By Perpetua Onuegbu
Education propels growth and industrialisation. Education lays the foundation for virtually all forms of human development that repel poverty.
However, in spite of the obvious contributions of education to growth and development, many African countries lag behind in the implementation of education components of Sustainable Development Goals (SDGs) of the UN.
This is indicated in the Sustainable Development Goals Center for Africa — ”Africa 2030: Sustainable Development Goals Three-Year Reality Check” report.
The report indicates that in some instances, there is complete stagnation with more than half of the global poor (those who earn under $1.90 PPP per day) found in Africa.
According to a 2018 UNICEF report 69 per cent of out-of-school children between age six and 14 in Nigeria are in the northern part of country.
UNESCO says globally the figure stands at 144 million children.
The UNCEF report also revealed that Bauchi and Katsina led from the bottom in educationally disadvantages states, with 1.1 million and 781,500 out-of-school children.
Out of this number, girls constitute the largest with 60 per cent of the figure. By the year 2020 the number of out-of-school children had increased to about 14 million.
The number escalated four years later, in 2022, rising to 20 million, according to UNESCO reports.
Saadhna Panday, Chief of Education, UNICEF, blamed the high number of out-of-school children in Nigeria on poverty.
She said poverty is among the most significant barrier in the face of prohibitive school fees.
“This has negatively impacted enrollment, retention and completion rates in Nigeria for both boys and girls and presents a threat to ensure universal access to education.
“Low public spending on education is another factor. Nigeria government expenditure on education is as low as 5.6 per cent in 2021. The recommended benchmark of public expenditures on education is 15 to 20 per cent.

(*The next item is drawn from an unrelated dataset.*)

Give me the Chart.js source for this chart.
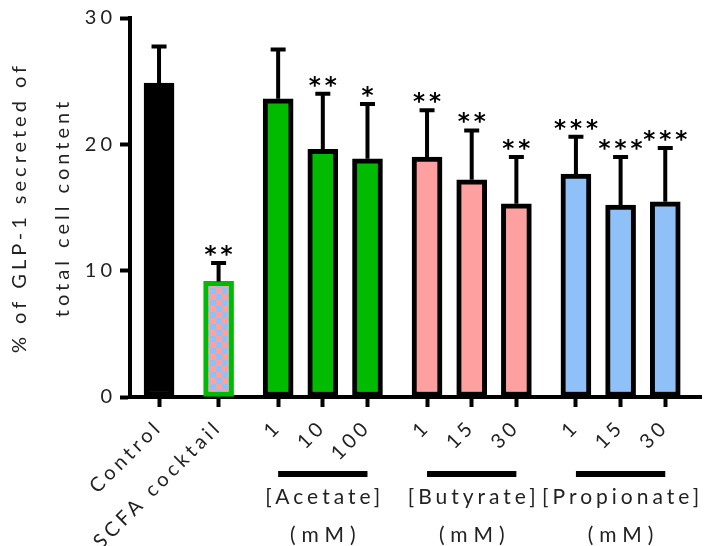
<!DOCTYPE html>
<html>
<head>
<meta charset="utf-8">
<script src="https://cdn.jsdelivr.net/npm/chart.js@4"></script>
<style>
  html, body { margin: 0; padding: 0; background: #fff; }
</style>
</head>
<body>
<canvas id="glpChart" width="720" height="546"></canvas>
<script>
// values
const categories = ['Control', 'SCFA cocktail', '1', '10', '100', '1', '15', '30', '1', '15', '30'];
const groupOf = ['control', 'scfa', 'acetate', 'acetate', 'acetate', 'butyrate', 'butyrate', 'butyrate', 'propionate', 'propionate', 'propionate'];
const meanValues = [24.85, 9.15, 23.6, 19.6, 18.85, 19.0, 17.2, 15.3, 17.65, 15.2, 15.45];
const sdValues = [2.9, 1.45, 3.9, 4.4, 4.35, 3.7, 3.9, 3.7, 2.95, 3.8, 4.25];
const significance = ['', '**', '', '**', '*', '**', '**', '**', '***', '***', '***'];
const bracketGroups = ['acetate', 'butyrate', 'propionate'];
const bracketLabels = ['[Acetate]', '[Butyrate]', '[Propionate]'];
const unitLabel = '(mM)';
const yTicks = [0, 10, 20, 30];

const TEXT = '#222';
const groupFill = {
    control: '#000000',
    acetate: '#00bb00',
    butyrate: '#ffa0a0',
    propionate: '#90c0f8'
};

// slot on the x axis: 3 per bar, one extra between groups
const slots = [];
let s = 0;
groupOf.forEach((g, i) => {
    if (i > 0) s += (g === groupOf[i - 1]) ? 3 : 4;
    slots.push(s);
});

function checkerPattern() {
    const c = document.createElement('canvas');
    c.width = 12; c.height = 12;
    const p = c.getContext('2d');
    p.fillStyle = '#ffa0a0';
    p.fillRect(0, 0, 6, 6); p.fillRect(6, 6, 6, 6);
    p.fillStyle = '#90c0f8';
    p.fillRect(6, 0, 6, 6); p.fillRect(0, 6, 6, 6);
    return document.getElementById('glpChart').getContext('2d').createPattern(c, 'repeat');
}

const pattern = checkerPattern();
const fills = groupOf.map(g => g === 'scfa' ? pattern : groupFill[g]);
const borders = groupOf.map(g => g === 'scfa' ? '#00bb00' : '#000000');

const annotate = {
    id: 'annotate',
    beforeUpdate(chart) { chart.ctx.letterSpacing = '4px'; },
    beforeDraw(chart) { chart.ctx.letterSpacing = '4px'; },
    afterDatasetsDraw(chart) {
        const { ctx, scales: { x, y }, chartArea } = chart;
        ctx.save();
        ctx.strokeStyle = '#000';
        ctx.lineWidth = 4;
        slots.forEach((v, i) => {
            const px = x.getPixelForValue(v);
            const top = y.getPixelForValue(meanValues[i]);
            const cap = y.getPixelForValue(meanValues[i] + sdValues[i]);
            ctx.beginPath();
            ctx.moveTo(px, top);
            ctx.lineTo(px, cap);
            ctx.moveTo(px - 7.5, cap);
            ctx.lineTo(px + 7.5, cap);
            ctx.stroke();
            if (significance[i]) {
                ctx.letterSpacing = '4px';
                ctx.font = 'bold 23px "DejaVu Sans"';
                ctx.fillStyle = '#000';
                ctx.textAlign = 'center';
                ctx.textBaseline = 'middle';
                ctx.fillText(significance[i], px + 2, cap - 7);
            }
        });

        // group brackets under the axis
        const b = chartArea.bottom;
        bracketGroups.forEach((g, k) => {
            const idx = groupOf.map((gg, i) => gg === g ? i : -1).filter(i => i >= 0);
            const x0 = x.getPixelForValue(slots[idx[0]]);
            const x1 = x.getPixelForValue(slots[idx[idx.length - 1]]);
            ctx.fillStyle = '#000';
            ctx.fillRect(x0, b + 74, x1 - x0, 6);
            const cx = (x0 + x1) / 2 + 2;
            ctx.letterSpacing = '4px';
            ctx.font = '21px Lato';
            ctx.fillStyle = TEXT;
            ctx.textAlign = 'center';
            ctx.textBaseline = 'alphabetic';
            ctx.fillText(bracketLabels[k], cx, b + 107);
            ctx.letterSpacing = '6px';
            ctx.fillText(unitLabel, cx + 1, b + 145);
        });
        ctx.restore();
    }
};

Chart.defaults.font.family = 'Lato';
Chart.defaults.color = TEXT;

new Chart(document.getElementById('glpChart'), {
    type: 'bar',
    data: {
        datasets: [{
            data: slots.map((v, i) => ({ x: v, y: meanValues[i] })),
            backgroundColor: fills,
            borderColor: borders,
            borderWidth: 5,
            borderSkipped: false,
            barThickness: 30
        }]
    },
    options: {
        responsive: false,
        animation: false,
        layout: { padding: { top: 18, right: 19, left: 0, bottom: 0 } },
        plugins: {
            legend: { display: false },
            tooltip: { enabled: false }
        },
        scales: {
            x: {
                type: 'linear',
                min: slots[0] - 1.95,
                max: slots[slots.length - 1] + 2.4,
                offset: false,
                grid: { offset: false, drawOnChartArea: false, tickLength: 10, tickWidth: 4, tickColor: '#000' },
                border: { color: '#000', width: 4 },
                afterBuildTicks: sc => { sc.ticks = slots.map(v => ({ value: v })); },
                afterFit: sc => { sc.height = 149; },
                ticks: {
                    minRotation: 45,
                    maxRotation: 45,
                    autoSkip: false,
                    padding: 8,
                    font: { size: 20 },
                    callback: (v, i) => categories[i]
                }
            },
            y: {
                min: 0,
                max: 30,
                afterBuildTicks: sc => { sc.ticks = yTicks.map(v => ({ value: v })); },
                afterFit: sc => { sc.width = 130; },
                grid: { drawOnChartArea: false, tickLength: 10, tickWidth: 4, tickColor: '#000' },
                border: { color: '#000', width: 4 },
                ticks: { padding: 4, font: { size: 20 } },
                title: {
                    display: true,
                    text: ['% of GLP-1 secreted of', 'total cell content'],
                    font: { size: 20, lineHeight: 2.15 },
                    padding: { top: -2, bottom: 0 }
                }
            }
        }
    },
    plugins: [annotate]
});
</script>
</body>
</html>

“Insecurity, including attacks on schools and abduction of school children as well as gender-based violence at school place girls at even greater risk of harm.
“Poor learning outcomes contribute to drop out; Inadequate and insufficient physical infrastructure at schools including sex-segregated WASH and toilets facilities,” Panday said.
She also explained that insufficient recruitment and supply of trained teachers, including female teachers especially at the junior secondary level pose a challenge to the country achieving the 2030 SDGs.
She said social and gender norms place a low value on education, especially for girls and promote boy-child preference.
According to her limited availability of timely and high quality data also make it difficult for UNICEF and its partners to say with precision the number of out of children.
The Office of the Special Senior Adviser to the President on Sustainable Development Goals (OSSAP-SDGs) says Nigeria is not relenting in the quest to deliver on SDGs in 2030.
Adejoke Orelope-Adefulire, Senior Special Assistant to the President on Sustainable Development Goals (SSAP-SDGs) said resources were being mobilised nationwide to promote the realization of the development goals.
“We have too many children out of school in Nigeria. So, it was against this background that my office, in 2018 conducted investigation in some selected states and we came up with a document.
“We are now working on alternate school arrangement and building more schools now for those that will join.
“We are working with Federal Ministry of Education, subnational governments, the Governors’ Forum and the coordinating Ministry of Humanitarian Affairs and Disaster Management.
“So, we are working together, using that document to see how best we can do that. Already, the Federal Government is doing one meal a day; we are working to see how we can improve that,” Orelope said.
The presidential aide said the outbreak of COVID-19 was turned into an opportunity in the efforts to mitigate the impact the challenge posed by out-of-school children.
“With COVID-19, most of the children on the streets have been reunited with their families and their states are ready to work with us to get them back to school.
“For those of them that are above school age, we intend to set up vocational centres for them.
“But, each of the vocational centres will come with adult literacy classes to ensure that they are able to read and write; they will graduate to vocational classes.
“We are working very well on goal four which is on quality education and we are working on the critical targets of the goal.
She said in 2021, the office spent three quarter of its budget on schools, adding that old ones were being renovated.
While the Federal Government said it is not relenting, some stakeholders agree that more needs to be done if Nigeria can stand any chance of meeting the goals.
At a virtual seminar organised by a group of 85 NGOs, Executive Director, Nigeria Network of NGOs, Oyebisi Oluseyi, said Nigeria must, as a matter of urgency, dismantle all obstacles to equality and quality standard of living as stipulated in the SDGs.
Oluseyi said at the seminar organised as part of the Global Week to Act for the Sustainable Development Goals that eliminating poverty and other forms of discrimination remained one of the only ways to the nation’s growth and prosperity.